Provided material -
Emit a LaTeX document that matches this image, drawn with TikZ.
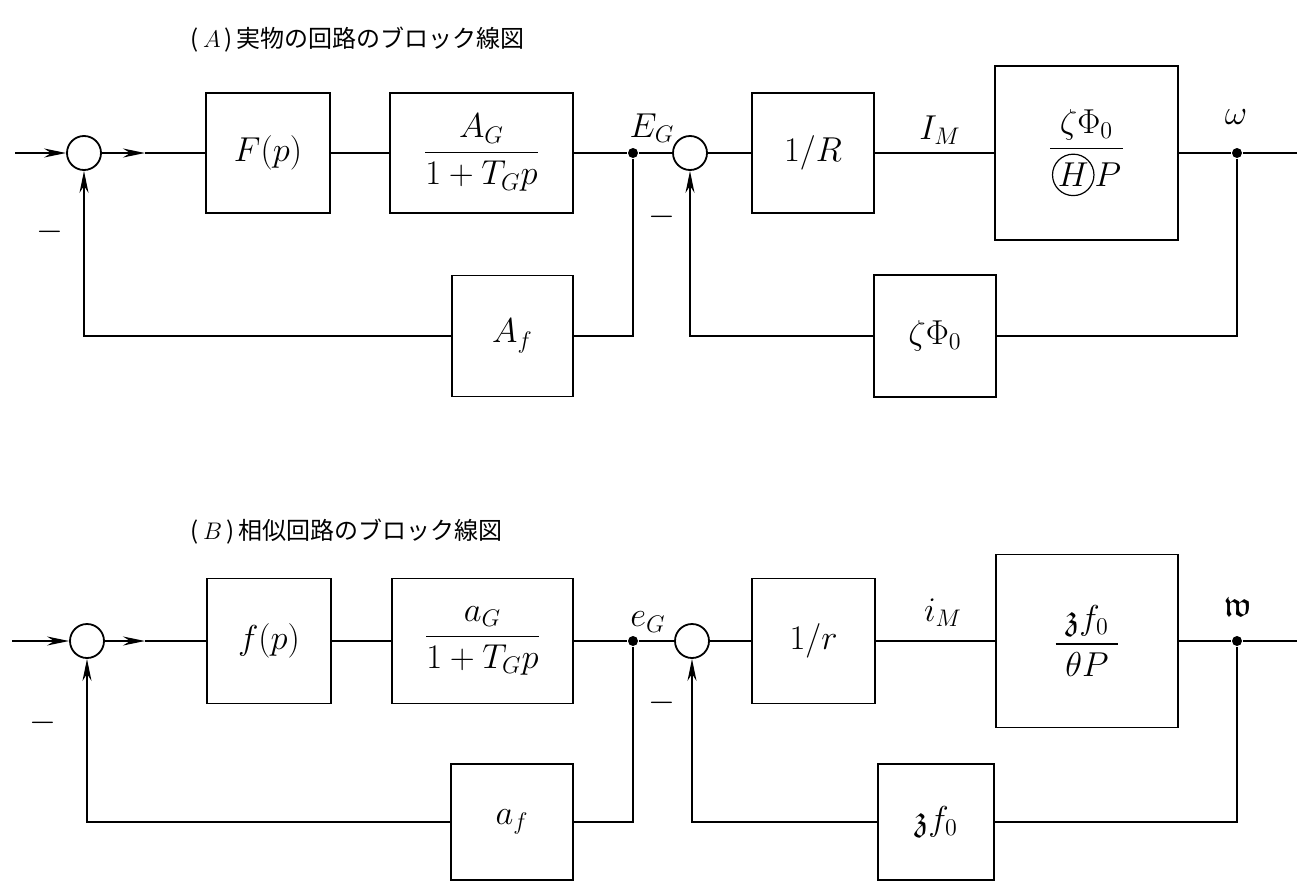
\documentclass[tikz,border=0pt]{standalone}
\usepackage{amsmath}
\usepackage{amssymb}
\usepackage{fontspec}
\usetikzlibrary{arrows.meta,calc}
\newfontfamily\cjk{Noto Sans CJK JP}
\newcommand{\circH}{\tikz[baseline=(h.base)]\node[draw,circle,inner sep=0.5pt,minimum size=0pt,line width=0.6pt,font=\fontsize{16}{18}\selectfont](h){$H$};}
\begin{document}
\begin{tikzpicture}[x=0.5pt,y=-0.5pt,line width=0.9pt,
 blk/.style={draw,line width=0.9pt,inner sep=0pt,font=\fontsize{18}{22}\selectfont},
 sumc/.style={draw,circle,line width=0.9pt,minimum size=17pt,inner sep=0pt},
 jdot/.style={circle,fill,minimum size=5pt,inner sep=0pt},
 lbl/.style={font=\fontsize{18}{22}\selectfont,inner sep=0pt},
 ttl/.style={anchor=west,font=\fontsize{12}{14}\selectfont\cjk,inner sep=0pt},
 arr/.style={-{Stealth[length=11pt,width=4.5pt]}}]
\useasboundingbox (0,0) rectangle (1297,889);
% ---------- (A) ----------
\node[ttl] (ta) at (190,40) {(\,$A$\,)\,実物の回路のブロック線図};
\coordinate (ina) at (15,153);
\node[sumc] (c1a) at (84,153) {};
\coordinate (ma) at (145,153);
\node[blk,minimum width=62pt,minimum height=60pt] (fpa) at (268,153) {$F(p)$};
\node[blk,minimum width=91.5pt,minimum height=60pt] (aga) at (481.5,153) {$\dfrac{A_G}{1+T_Gp}$};
\node[jdot] (ega) at (633,153) {};
\node[sumc] (c2a) at (690,153) {};
\node[blk,minimum width=61pt,minimum height=60pt] (ra) at (813,153) {$1/R$};
\node[blk,minimum width=91.5pt,minimum height=87pt] (mta) at (1086.5,153) {$\dfrac{\;\zeta\Phi_0\;}{\circH P}$};
\node[jdot] (wa) at (1237,153) {};
\coordinate (outa) at (1297,153);
\node[blk,minimum width=60.5pt,minimum height=60.5pt] (afa) at (512.5,336) {$A_f$};
\node[blk,minimum width=61pt,minimum height=61pt] (za) at (935,336) {$\zeta\Phi_0$};
\node[lbl] (lega) at (652,128) {$E_G$};
\node[lbl] (lima) at (940,130) {$I_M$};
\node[lbl] (lwa) at (1236,117) {$\omega$};
\node[lbl] (mn1a) at (50,232) {$-$};
\node[lbl] (mn2a) at (662,217) {$-$};
\draw[arr] (ina) -- (c1a.west);
\draw[arr] (c1a.east) -- (ma);
\draw (ma) -- (fpa.west);
\draw (fpa.east) -- (aga.west);
\draw (aga.east) -- (ega) -- (c2a.west);
\draw (c2a.east) -- (ra.west);
\draw (ra.east) -- (mta.west);
\draw (mta.east) -- (wa) -- (outa);
\draw (ega) |- (afa.east);
\draw[arr] (afa.west) -| (c1a.south);
\draw (wa) |- (za.east);
\draw[arr] (za.west) -| (c2a.south);
% ---------- (B) ----------
\node[ttl] (tb) at (190,532) {(\,$B$\,)\,相似回路のブロック線図};
\coordinate (inb) at (12,641);
\node[sumc] (c1b) at (87,641) {};
\coordinate (mb) at (145,641);
\node[blk,minimum width=62pt,minimum height=62.5pt] (fpb) at (269,641) {$f(p)$};
\node[blk,minimum width=90.5pt,minimum height=62.5pt] (agb) at (482.5,641) {$\dfrac{a_G}{1+T_Gp}$};
\node[jdot] (egb) at (633,641) {};
\node[sumc] (c2b) at (692,641) {};
\node[blk,minimum width=61.5pt,minimum height=62.5pt] (rb) at (813.5,641) {$1/r$};
\node[blk,minimum width=91pt,minimum height=86.5pt] (mtb) at (1087,641) {$\dfrac{\;\mathfrak{z}f_0\;}{\theta P}$};
\node[jdot] (wb) at (1237,641) {};
\coordinate (outb) at (1297,641);
\node[blk,minimum width=61pt,minimum height=58pt] (afb) at (512,822) {$a_f$};
\node[blk,minimum width=58pt,minimum height=58pt] (zb) at (936,822) {$\mathfrak{z}f_0$};
\node[lbl] (legb) at (648,622) {$e_G$};
\node[lbl] (limb) at (943,613) {$i_M$};
\node[lbl] (lwb) at (1238,607) {$\mathfrak{w}$};
\node[lbl] (mn1b) at (43,723) {$-$};
\node[lbl] (mn2b) at (662,703) {$-$};
\draw[arr] (inb) -- (c1b.west);
\draw[arr] (c1b.east) -- (mb);
\draw (mb) -- (fpb.west);
\draw (fpb.east) -- (agb.west);
\draw (agb.east) -- (egb) -- (c2b.west);
\draw (c2b.east) -- (rb.west);
\draw (rb.east) -- (mtb.west);
\draw (mtb.east) -- (wb) -- (outb);
\draw (egb) |- (afb.east);
\draw[arr] (afb.west) -| (c1b.south);
\draw (wb) |- (zb.east);
\draw[arr] (zb.west) -| (c2b.south);
\end{tikzpicture}
\end{document}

Set exercise - Would you return the data exactly as written, without the pictures?

Solution for this exercise -
Emit a LaTeX document that matches this image, drawn with TikZ.
\documentclass[tikz,border=0pt]{standalone}
\usepackage{amsmath}
\usepackage{amssymb}
\usepackage{fontspec}
\usetikzlibrary{arrows.meta,calc}
\newfontfamily\cjk{Noto Sans CJK JP}
\newcommand{\circH}{\tikz[baseline=(h.base)]\node[draw,circle,inner sep=0.5pt,minimum size=0pt,line width=0.6pt,font=\fontsize{16}{18}\selectfont](h){$H$};}
\begin{document}
\begin{tikzpicture}[x=0.5pt,y=-0.5pt,line width=0.9pt,
 blk/.style={draw,line width=0.9pt,inner sep=0pt,font=\fontsize{18}{22}\selectfont},
 sumc/.style={draw,circle,line width=0.9pt,minimum size=17pt,inner sep=0pt},
 jdot/.style={circle,fill,minimum size=5pt,inner sep=0pt},
 lbl/.style={font=\fontsize{18}{22}\selectfont,inner sep=0pt},
 ttl/.style={anchor=west,font=\fontsize{12}{14}\selectfont\cjk,inner sep=0pt},
 arr/.style={-{Stealth[length=11pt,width=4.5pt]}}]
\useasboundingbox (0,0) rectangle (1297,889);
% ---------- (A) ----------
\node[ttl] (ta) at (190,40) {(\,$A$\,)\,実物の回路のブロック線図};
\coordinate (ina) at (15,153);
\node[sumc] (c1a) at (84,153) {};
\coordinate (ma) at (145,153);
\node[blk,minimum width=62pt,minimum height=60pt] (fpa) at (268,153) {$F(p)$};
\node[blk,minimum width=91.5pt,minimum height=60pt] (aga) at (481.5,153) {$\dfrac{A_G}{1+T_Gp}$};
\node[jdot] (ega) at (633,153) {};
\node[sumc] (c2a) at (690,153) {};
\node[blk,minimum width=61pt,minimum height=60pt] (ra) at (813,153) {$1/R$};
\node[blk,minimum width=91.5pt,minimum height=87pt] (mta) at (1086.5,153) {$\dfrac{\;\zeta\Phi_0\;}{\circH P}$};
\node[jdot] (wa) at (1237,153) {};
\coordinate (outa) at (1297,153);
\node[blk,minimum width=60.5pt,minimum height=60.5pt] (afa) at (512.5,336) {$A_f$};
\node[blk,minimum width=61pt,minimum height=61pt] (za) at (935,336) {$\zeta\Phi_0$};
\node[lbl] (lega) at (652,128) {$E_G$};
\node[lbl] (lima) at (940,130) {$I_M$};
\node[lbl] (lwa) at (1236,117) {$\omega$};
\node[lbl] (mn1a) at (50,232) {$-$};
\node[lbl] (mn2a) at (662,217) {$-$};
\draw[arr] (ina) -- (c1a.west);
\draw[arr] (c1a.east) -- (ma);
\draw (ma) -- (fpa.west);
\draw (fpa.east) -- (aga.west);
\draw (aga.east) -- (ega) -- (c2a.west);
\draw (c2a.east) -- (ra.west);
\draw (ra.east) -- (mta.west);
\draw (mta.east) -- (wa) -- (outa);
\draw (ega) |- (afa.east);
\draw[arr] (afa.west) -| (c1a.south);
\draw (wa) |- (za.east);
\draw[arr] (za.west) -| (c2a.south);
% ---------- (B) ----------
\node[ttl] (tb) at (190,532) {(\,$B$\,)\,相似回路のブロック線図};
\coordinate (inb) at (12,641);
\node[sumc] (c1b) at (87,641) {};
\coordinate (mb) at (145,641);
\node[blk,minimum width=62pt,minimum height=62.5pt] (fpb) at (269,641) {$f(p)$};
\node[blk,minimum width=90.5pt,minimum height=62.5pt] (agb) at (482.5,641) {$\dfrac{a_G}{1+T_Gp}$};
\node[jdot] (egb) at (633,641) {};
\node[sumc] (c2b) at (692,641) {};
\node[blk,minimum width=61.5pt,minimum height=62.5pt] (rb) at (813.5,641) {$1/r$};
\node[blk,minimum width=91pt,minimum height=86.5pt] (mtb) at (1087,641) {$\dfrac{\;\mathfrak{z}f_0\;}{\theta P}$};
\node[jdot] (wb) at (1237,641) {};
\coordinate (outb) at (1297,641);
\node[blk,minimum width=61pt,minimum height=58pt] (afb) at (512,822) {$a_f$};
\node[blk,minimum width=58pt,minimum height=58pt] (zb) at (936,822) {$\mathfrak{z}f_0$};
\node[lbl] (legb) at (648,622) {$e_G$};
\node[lbl] (limb) at (943,613) {$i_M$};
\node[lbl] (lwb) at (1238,607) {$\mathfrak{w}$};
\node[lbl] (mn1b) at (43,723) {$-$};
\node[lbl] (mn2b) at (662,703) {$-$};
\draw[arr] (inb) -- (c1b.west);
\draw[arr] (c1b.east) -- (mb);
\draw (mb) -- (fpb.west);
\draw (fpb.east) -- (agb.west);
\draw (agb.east) -- (egb) -- (c2b.west);
\draw (c2b.east) -- (rb.west);
\draw (rb.east) -- (mtb.west);
\draw (mtb.east) -- (wb) -- (outb);
\draw (egb) |- (afb.east);
\draw[arr] (afb.west) -| (c1b.south);
\draw (wb) |- (zb.east);
\draw[arr] (zb.west) -| (c2b.south);
\end{tikzpicture}
\end{document}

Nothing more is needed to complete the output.